▸ **Available data**:
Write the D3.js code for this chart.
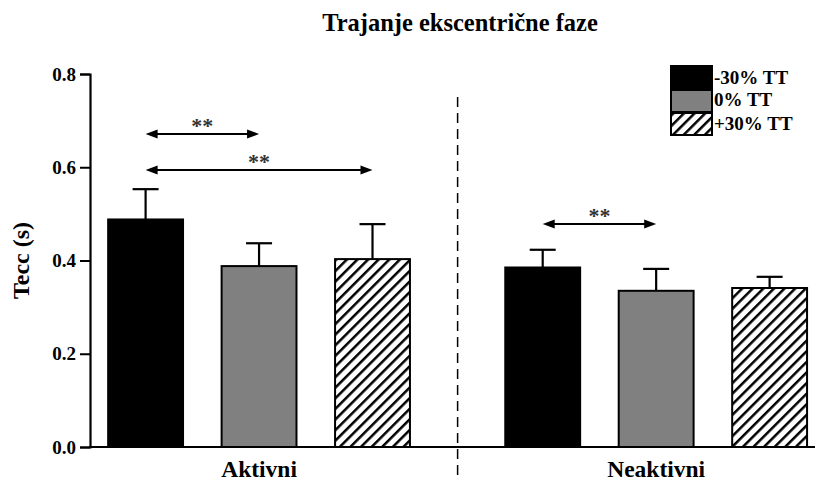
<!DOCTYPE html>
<html><head><meta charset="utf-8">
<script src="https://cdn.jsdelivr.net/npm/d3@7"></script>
<style>body{margin:0;background:#fff}svg{display:block}text{font-family:"Liberation Serif","Times New Roman",serif !important;font-weight:bold}</style>
</head><body>
<svg id="c" width="820" height="481"></svg>
<script>
const groups = ["Aktivni", "Neaktivni"];
const series = ["-30% TT", "0% TT", "+30% TT"];
const means = [[0.488, 0.388, 0.403], [0.385, 0.335, 0.341]];
const errs  = [[0.065, 0.049, 0.075], [0.038, 0.047, 0.024]];
const yTicks = [0.0, 0.2, 0.4, 0.6, 0.8];
const sig = [[0, 0, 1], [0, 0, 2], [1, 0, 1]]; // group, from series, to series
const title = "Trajanje ekscentrične faze";
const yLabel = "Tecc (s)";

const svg = d3.select("#c");
const defs = svg.append("defs");
const pat = defs.append("pattern").attr("id","hatch").attr("patternUnits","userSpaceOnUse")
  .attr("width",7.5).attr("height",7.5).attr("patternTransform","rotate(45)");
pat.append("rect").attr("width",7.5).attr("height",7.5).attr("fill","#fff");
pat.append("line").attr("x1",0).attr("y1",0).attr("x2",0).attr("y2",7.5).attr("stroke","#000").attr("stroke-width",5);
const fills = ["#000", "#808080", "url(#hatch)"];

const y = d3.scaleLinear().domain([0, 0.8]).range([447, 74]);
const x = d3.scaleLinear().domain([-0.49, 5.9]).range([90, 815]);
const slot = (g, s) => g * 3.5 + s;
const bw = 0.66;

// title
svg.append("text").attr("x", 460).attr("y", 31).attr("text-anchor","middle").attr("font-size",24.5).text(title);

// dashed separator
svg.append("line").attr("x1", x(2.75)).attr("x2", x(2.75)).attr("y1", 97).attr("y2", 481)
  .attr("stroke","#000").attr("stroke-width",1.5).attr("stroke-dasharray","10,6");

// bars
groups.forEach((g, gi) => {
  series.forEach((s, si) => {
    const xc = x(slot(gi, si));
    const w = x(bw) - x(0);
    const v = means[gi][si], e = errs[gi][si];
    svg.append("line").attr("x1", xc).attr("x2", xc).attr("y1", y(v)).attr("y2", y(v + e)).attr("stroke","#000").attr("stroke-width",2.2);
    svg.append("line").attr("x1", xc - 13).attr("x2", xc + 13).attr("y1", y(v + e)).attr("y2", y(v + e)).attr("stroke","#000").attr("stroke-width",2.2);
    svg.append("rect").attr("x", xc - w/2).attr("y", y(v)).attr("width", w).attr("height", y(0) - y(v))
      .attr("fill", fills[si]).attr("stroke","#000").attr("stroke-width",2);
  });
});

// axes
const yAxis = d3.axisLeft(y).tickValues(yTicks).tickFormat(d3.format(".1f")).tickSize(10).tickPadding(4);
const ya = svg.append("g").attr("transform", "translate(90,0)").call(yAxis);
ya.select(".domain").attr("stroke-width", 2.2);
ya.selectAll(".tick line").attr("stroke-width", 2);
ya.selectAll(".tick text").attr("font-size", 19).attr("fill","#000");
svg.append("line").attr("x1", 89).attr("x2", 815).attr("y1", y(0)).attr("y2", y(0)).attr("stroke","#000").attr("stroke-width",2.2);

// group labels
groups.forEach((g, gi) => {
  svg.append("text").attr("x", x(slot(gi, 1))).attr("y", 477).attr("text-anchor","middle").attr("font-size",23.5).text(g);
});

// y label
svg.append("text").attr("transform","translate(29," + y(0.4) + ") rotate(-90)").attr("text-anchor","middle").attr("font-size",24).attr("fill","#000").text(yLabel);

// significance arrows
const sigY = [134, 170, 224];
sig.forEach((d, i) => {
  const x1 = x(slot(d[0], d[1])), x2 = x(slot(d[0], d[2])), yy = sigY[i];
  svg.append("line").attr("x1", x1 + 8).attr("x2", x2 - 8).attr("y1", yy).attr("y2", yy).attr("stroke","#000").attr("stroke-width",2);
  svg.append("path").attr("d", `M${x1},${yy} L${x1+12},${yy-4.5} L${x1+12},${yy+4.5} Z`).attr("fill","#000");
  svg.append("path").attr("d", `M${x2},${yy} L${x2-12},${yy-4.5} L${x2-12},${yy+4.5} Z`).attr("fill","#000");
  svg.append("text").attr("x", (x1 + x2)/2).attr("y", yy - 1).attr("text-anchor","middle").attr("font-size",22).attr("fill","#333").text("**");
});

// legend
const lg = svg.append("g");
const ly = [66, 90, 113];
const lb = [84, 106, 130];
series.forEach((s, i) => {
  lg.append("rect").attr("x", 671).attr("y", ly[i]).attr("width", 41).attr("height", 22)
    .attr("fill", fills[i]).attr("stroke","#000").attr("stroke-width",2);
  lg.append("text").attr("x", 714).attr("y", lb[i]).attr("font-size",19).text(s);
});
</script>
</body></html>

▸ **Work to complete**: All of the material above should be reproduced exactly, except the pictures.

▸ **Full solution**:
Write the D3.js code for this chart.
<!DOCTYPE html>
<html><head><meta charset="utf-8">
<script src="https://cdn.jsdelivr.net/npm/d3@7"></script>
<style>body{margin:0;background:#fff}svg{display:block}text{font-family:"Liberation Serif","Times New Roman",serif !important;font-weight:bold}</style>
</head><body>
<svg id="c" width="820" height="481"></svg>
<script>
const groups = ["Aktivni", "Neaktivni"];
const series = ["-30% TT", "0% TT", "+30% TT"];
const means = [[0.488, 0.388, 0.403], [0.385, 0.335, 0.341]];
const errs  = [[0.065, 0.049, 0.075], [0.038, 0.047, 0.024]];
const yTicks = [0.0, 0.2, 0.4, 0.6, 0.8];
const sig = [[0, 0, 1], [0, 0, 2], [1, 0, 1]]; // group, from series, to series
const title = "Trajanje ekscentrične faze";
const yLabel = "Tecc (s)";

const svg = d3.select("#c");
const defs = svg.append("defs");
const pat = defs.append("pattern").attr("id","hatch").attr("patternUnits","userSpaceOnUse")
  .attr("width",7.5).attr("height",7.5).attr("patternTransform","rotate(45)");
pat.append("rect").attr("width",7.5).attr("height",7.5).attr("fill","#fff");
pat.append("line").attr("x1",0).attr("y1",0).attr("x2",0).attr("y2",7.5).attr("stroke","#000").attr("stroke-width",5);
const fills = ["#000", "#808080", "url(#hatch)"];

const y = d3.scaleLinear().domain([0, 0.8]).range([447, 74]);
const x = d3.scaleLinear().domain([-0.49, 5.9]).range([90, 815]);
const slot = (g, s) => g * 3.5 + s;
const bw = 0.66;

// title
svg.append("text").attr("x", 460).attr("y", 31).attr("text-anchor","middle").attr("font-size",24.5).text(title);

// dashed separator
svg.append("line").attr("x1", x(2.75)).attr("x2", x(2.75)).attr("y1", 97).attr("y2", 481)
  .attr("stroke","#000").attr("stroke-width",1.5).attr("stroke-dasharray","10,6");

// bars
groups.forEach((g, gi) => {
  series.forEach((s, si) => {
    const xc = x(slot(gi, si));
    const w = x(bw) - x(0);
    const v = means[gi][si], e = errs[gi][si];
    svg.append("line").attr("x1", xc).attr("x2", xc).attr("y1", y(v)).attr("y2", y(v + e)).attr("stroke","#000").attr("stroke-width",2.2);
    svg.append("line").attr("x1", xc - 13).attr("x2", xc + 13).attr("y1", y(v + e)).attr("y2", y(v + e)).attr("stroke","#000").attr("stroke-width",2.2);
    svg.append("rect").attr("x", xc - w/2).attr("y", y(v)).attr("width", w).attr("height", y(0) - y(v))
      .attr("fill", fills[si]).attr("stroke","#000").attr("stroke-width",2);
  });
});

// axes
const yAxis = d3.axisLeft(y).tickValues(yTicks).tickFormat(d3.format(".1f")).tickSize(10).tickPadding(4);
const ya = svg.append("g").attr("transform", "translate(90,0)").call(yAxis);
ya.select(".domain").attr("stroke-width", 2.2);
ya.selectAll(".tick line").attr("stroke-width", 2);
ya.selectAll(".tick text").attr("font-size", 19).attr("fill","#000");
svg.append("line").attr("x1", 89).attr("x2", 815).attr("y1", y(0)).attr("y2", y(0)).attr("stroke","#000").attr("stroke-width",2.2);

// group labels
groups.forEach((g, gi) => {
  svg.append("text").attr("x", x(slot(gi, 1))).attr("y", 477).attr("text-anchor","middle").attr("font-size",23.5).text(g);
});

// y label
svg.append("text").attr("transform","translate(29," + y(0.4) + ") rotate(-90)").attr("text-anchor","middle").attr("font-size",24).attr("fill","#000").text(yLabel);

// significance arrows
const sigY = [134, 170, 224];
sig.forEach((d, i) => {
  const x1 = x(slot(d[0], d[1])), x2 = x(slot(d[0], d[2])), yy = sigY[i];
  svg.append("line").attr("x1", x1 + 8).attr("x2", x2 - 8).attr("y1", yy).attr("y2", yy).attr("stroke","#000").attr("stroke-width",2);
  svg.append("path").attr("d", `M${x1},${yy} L${x1+12},${yy-4.5} L${x1+12},${yy+4.5} Z`).attr("fill","#000");
  svg.append("path").attr("d", `M${x2},${yy} L${x2-12},${yy-4.5} L${x2-12},${yy+4.5} Z`).attr("fill","#000");
  svg.append("text").attr("x", (x1 + x2)/2).attr("y", yy - 1).attr("text-anchor","middle").attr("font-size",22).attr("fill","#333").text("**");
});

// legend
const lg = svg.append("g");
const ly = [66, 90, 113];
const lb = [84, 106, 130];
series.forEach((s, i) => {
  lg.append("rect").attr("x", 671).attr("y", ly[i]).attr("width", 41).attr("height", 22)
    .attr("fill", fills[i]).attr("stroke","#000").attr("stroke-width",2);
  lg.append("text").attr("x", 714).attr("y", lb[i]).attr("font-size",19).text(s);
});
</script>
</body></html>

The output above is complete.